I also came across another minor issue unique to Overcooked 2. This second instalment features moving conveyor belts that players can either travel across themselves or throw food onto to make them travel to the other side. Most of the time, the travel goes smoothly, but more then once when tossing my food onto the belt its gotten stuck in a corner. Another pesky corner! Then you’re forced to walk to your chef back over to the stuck piece of food which you can either pick up safely or, more likely, knock it into the abyss below. Goodbye 3 star score. Both of these issues are minor and fixable, but notable nonetheless.

I Couldn’t Possibly Have Another Bite

Overcooked 2 also features bonus levels, such as the Kevin secret levels which can be found throughout the map. These levels, at least to me, felt very difficult so take caution before jumping in to appease the hunger of the almighty Kevin. Other playable features include arcade mode, where you get put into a random level with random recipes and try to get the highest score possible. There’s also versus where you can go head-to-head against your friends.

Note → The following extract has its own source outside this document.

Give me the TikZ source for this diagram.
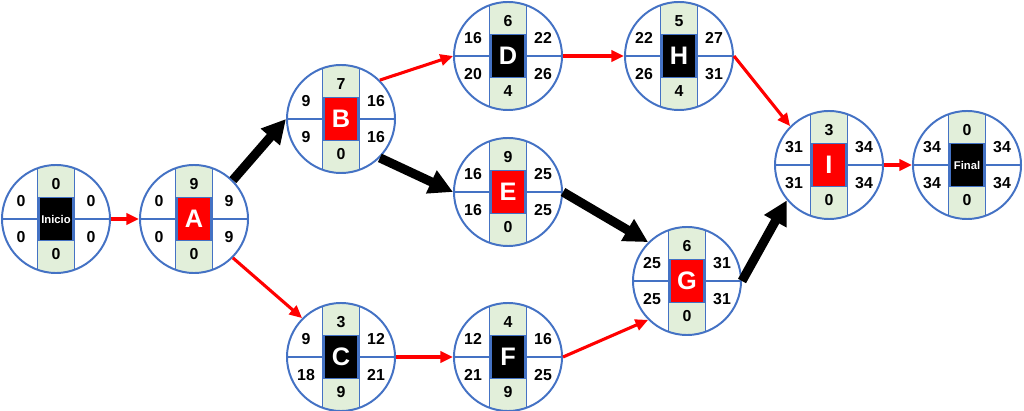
\documentclass[tikz,border=0pt]{standalone}
\usepackage{fontspec}
\setmainfont{Liberation Sans}
\usetikzlibrary{arrows.meta}

\definecolor{bluPERT}{HTML}{4472C4}
\definecolor{verdino}{HTML}{E2EFDA}
\definecolor{rosso}{HTML}{FF0000}

%% dimensioni del nodo (in px)
\def\R{54}      %% raggio del cerchio
\def\s{18.5}    %% mezza-larghezza della fascia centrale

%% #1 nome, #2 colore casella, #3 alto, #4 basso,
%% #5 sopra-sx, #6 sopra-dx, #7 sotto-sx, #8 sotto-dx, #9 etichetta
\newcommand{\attivita}[9]{%
	\begin{scope}[shift={(p#1)}]
		\begin{scope}
			\clip (0,0) circle[radius=\R];
			\fill[verdino] (-\s,-\R) rectangle (\s,\R);
			\draw[bordo] (-\s,-\R) -- (-\s,\R) (\s,-\R) -- (\s,\R);
		\end{scope}
		\draw[bordo] (-\R,0) -- (-\s,0) (\s,0) -- (\R,0);
		\node[casella, fill=#2] (#1-box) at (0,0) {#9};
		\node[cifra] (#1-t)  at (0,-35)   {#3};
		\node[cifra] (#1-b)  at (0,35)    {#4};
		\node[cifra] (#1-as) at (-35,-18) {#5};
		\node[cifra] (#1-ad) at (35,-18)  {#6};
		\node[cifra] (#1-bs) at (-35,18)  {#7};
		\node[cifra] (#1-bd) at (35,18)   {#8};
	\end{scope}
	\node[cerchio] (#1) at (p#1) {};
}
\newcommand{\piccolo}[1]{{\fontsize{8}{9}\selectfont #1}}

\begin{document}
\begin{tikzpicture}[
		x=0.025cm, y=-0.025cm,
		bordo/.style={draw=bluPERT, line width=1.3pt},
		cerchio/.style={circle, draw=bluPERT, line width=1.4pt,
			inner sep=0pt, minimum size=2.7cm},
		casella/.style={draw=bluPERT, line width=1.1pt, text=white,
			minimum width=0.85cm, minimum height=1.07cm, inner sep=0pt,
			font=\fontsize{18}{20}\selectfont\bfseries},
		cifra/.style={inner sep=0pt, font=\fontsize{11.3}{13}\selectfont\bfseries},
		normale/.style={-{Triangle[length=9pt, width=8pt]}, rosso, line width=2.2pt},
		critico/.style={-{Triangle[length=17pt, width=17pt]}, black, line width=6.5pt}]

	\useasboundingbox (0,0) rectangle (1024,411);

	%% --- posizioni dei nodi ---
	\coordinate (pInicio) at (56,219);
	\coordinate (pA)      at (194,219);
	\coordinate (pB)      at (341,119);
	\coordinate (pC)      at (341,357);
	\coordinate (pD)      at (508,56);
	\coordinate (pE)      at (508,192);
	\coordinate (pF)      at (508,357);
	\coordinate (pH)      at (679,56);
	\coordinate (pG)      at (687,281);
	\coordinate (pI)      at (829,165);
	\coordinate (pFinal)  at (967,165);

	%% --- attivita' ---
	\attivita{Inicio}{black}{0}{0}{0}{0}{0}{0}{\piccolo{Inicio}}
	\attivita{A}{rosso}{9}{0}{0}{9}{0}{9}{A}
	\attivita{B}{rosso}{7}{0}{9}{16}{9}{16}{B}
	\attivita{C}{black}{3}{9}{9}{12}{18}{21}{C}
	\attivita{D}{black}{6}{4}{16}{22}{20}{26}{D}
	\attivita{E}{rosso}{9}{0}{16}{25}{16}{25}{E}
	\attivita{F}{black}{4}{9}{12}{16}{21}{25}{F}
	\attivita{H}{black}{5}{4}{22}{27}{26}{31}{H}
	\attivita{G}{rosso}{6}{0}{25}{31}{25}{31}{G}
	\attivita{I}{rosso}{3}{0}{31}{34}{31}{34}{I}
	\attivita{Final}{black}{0}{0}{34}{34}{34}{34}{\piccolo{Final}}

	%% --- frecce: percorso critico in nero ---
	\draw[critico] (A.45)  -- (B.west);
	\draw[critico] (B.-45) -- (E.west);
	\draw[critico] (E.east) -- (G.135);
	\draw[critico] (G.east) -- (I.220);

	%% --- frecce rosse ---
	\draw[normale] (Inicio.east) -- (A.west);
	\draw[normale] (A.-45)  -- (C.135);
	\draw[normale] (B.45)   -- (D.west);
	\draw[normale] (C.east) -- (F.west);
	\draw[normale] (D.east) -- (H.west);
	\draw[normale] (F.east) -- (G.225);
	\draw[normale] (H.east) -- (I.135);
	\draw[normale] (I.east) -- (Final.west);

\end{tikzpicture}
\end{document}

There have also been online features added to the game where you can play with others online in versus and co-op. I love the online additions because Overcooked is much better played with friends so, if your friends are unavailable you can just hop onto the interweb and join others! It’s especially helpful during those pesky last levels of the game that I just cannot beat on my own. There’s a lot of duties to juggle and it’s simply better tackled with a sous chef.

Since its release in 2016, there hasn’t been a party I’ve gone to where I haven’t suggested we dust off Overcooked. Now that Overcooked 2 is released, I can’t wait to play this version with all my friends. Players will recognise its familiar chefs and recipes, but are sure to enjoy all of the brand new features its sequel has to offer. Despite its few niggles, Overcooked 2 delivers everything that made the first game so great, but in a bigger, better and more appetising package.

Overcooked 2 is available on PC, PS4, Xbox One and Nintendo Switch. We reviewed the Switch version.